8. Pick a solicitor who understands the risks and has a plan
This is a hot topic right now, and some firms are responding by using technology to assess conveyancers on the other side of the transaction. When you’re transferring large amounts of money, you want to be sure that not only your solicitors are taking the right precautions, but the other side are as well. Talk to your solicitor
about what they do to avoid ‘Friday afternoon fraud’ and ask any questions you need to.
9. Checking the account first
Another way to be completely sure, if you’re particularly concerned, is to send a small ‘tester’ sum to the account, and then call to check it has been received. If your solicitor can confirm arrival of the money, then you can send the rest.
10. Ensure you’re well protected
Whilst it is definitely down to your lawyer to ensure their systems are secure, you also need to make sure yours are too. That means using very secure passwords, which are not used for anything else, and are changed regularly, as well as keeping anti-virus software up to date, and avoiding using insecure servers to make payments.
Whilst this list should ensure your money arrives to the right people safely, ensuring you have done everything you can to make sure the transaction is secure will be important if anything does go wrong.

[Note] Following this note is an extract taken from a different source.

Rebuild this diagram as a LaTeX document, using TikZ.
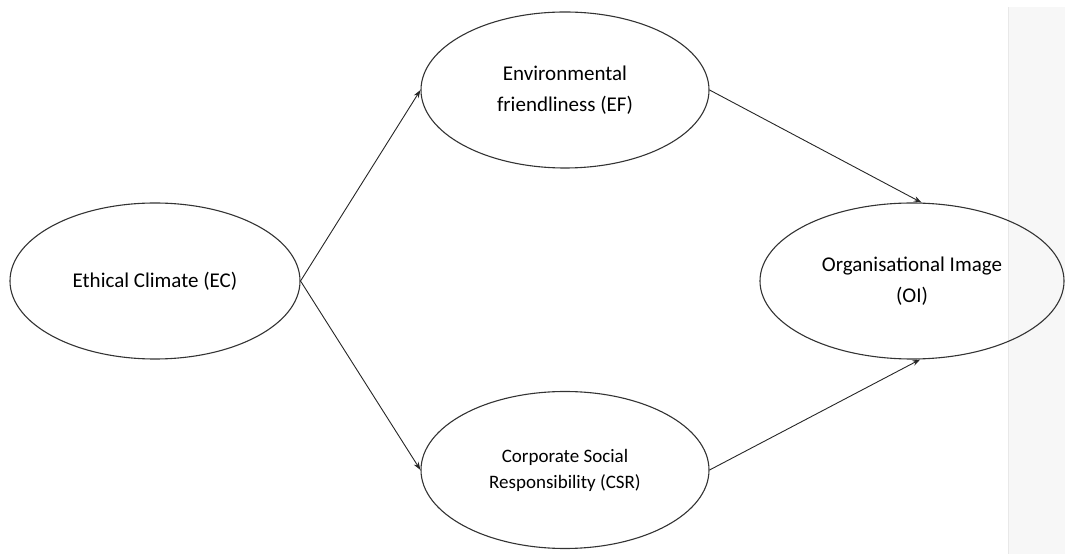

Everyone thinks this will never happen to them, or that they are well versed in recognising fake emails, but as the money you put towards your new home is likely to be most of your savings, it is better to be safe than sorry. Always talk to people directly, don’t wait days to see what has happened to the money, and be more wary than you feel necessary. Once the money is gone, it is difficult, if not impossible, to get any of it back.